Fusing Gathers with Integer Linear Programming
David van Balen, Gabriele Keller, Ivo Gabede Wolff, Trevor L. McDonell
TL;DR
This paper tackles the challenge of optimally fusing sequences of data-parallel array combinators, including order-changing operations like $gather$, by formulating fusion as an Integer Linear Programming (ILP) problem. It extends prior ILP approaches with formal rules for vertical, horizontal, and diagonal fusion, introduces a cluster notation with traversal-order annotations, and models gather- and backpermute-like behaviors within the ILP constraints. Five cost functions drive the partitioning decisions, enabling flexible optimization goals such as minimizing clusters or memory accesses, and the method is evaluated in the Accelerate framework against greedy baselines on benchmarks like LULESH, FlashAttention, and Multigrid.
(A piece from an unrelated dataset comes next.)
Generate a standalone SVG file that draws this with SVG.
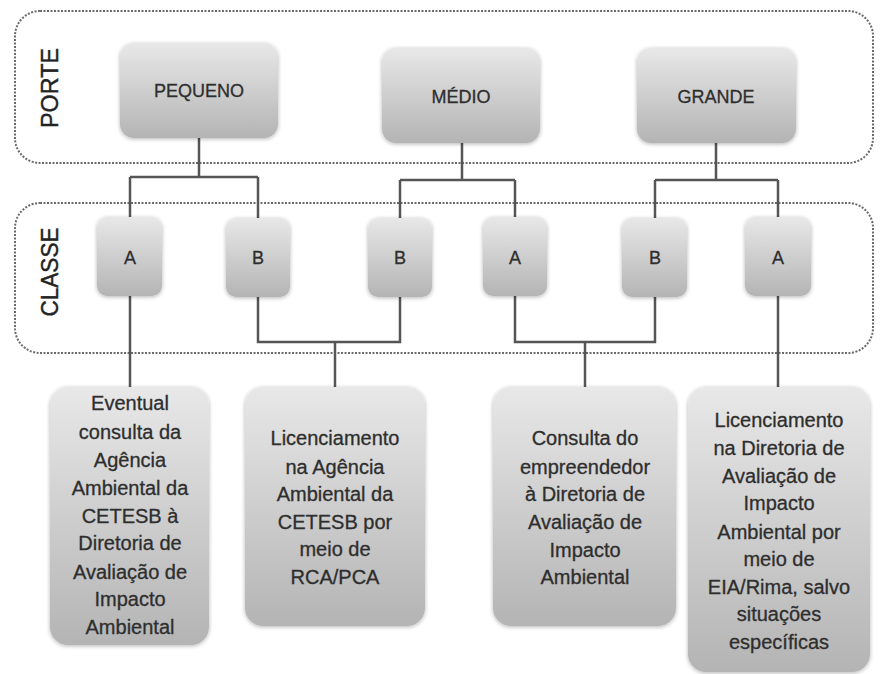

The results show that ILP can find optimal or near-optimal clusterings within practical solve times for moderate-sized programs, while highlighting the need for improved cost models to reliably predict runtime on specific hardware and opportunities for future work in handling work duplication and richer combinator support.
Abstract
We present an Integer Linear Programming based approach to finding the optimal fusion strategy for combinator-based parallel programs. While combinator-based languages or libraries provide a convenient interface for programming parallel hardware, fusing combinators to more complex operations is essential to achieve the desired performance. Our approach is not only suitable for languages with the usual map, fold, scan, indexing and scatter operations, but also gather operations, which access arrays in arbitrary order, and therefore goes beyond the traditional producer-consumer fusion. It can be parametrised with appropriate cost functions, and is fast enough to be suitable for just-in-time compilation.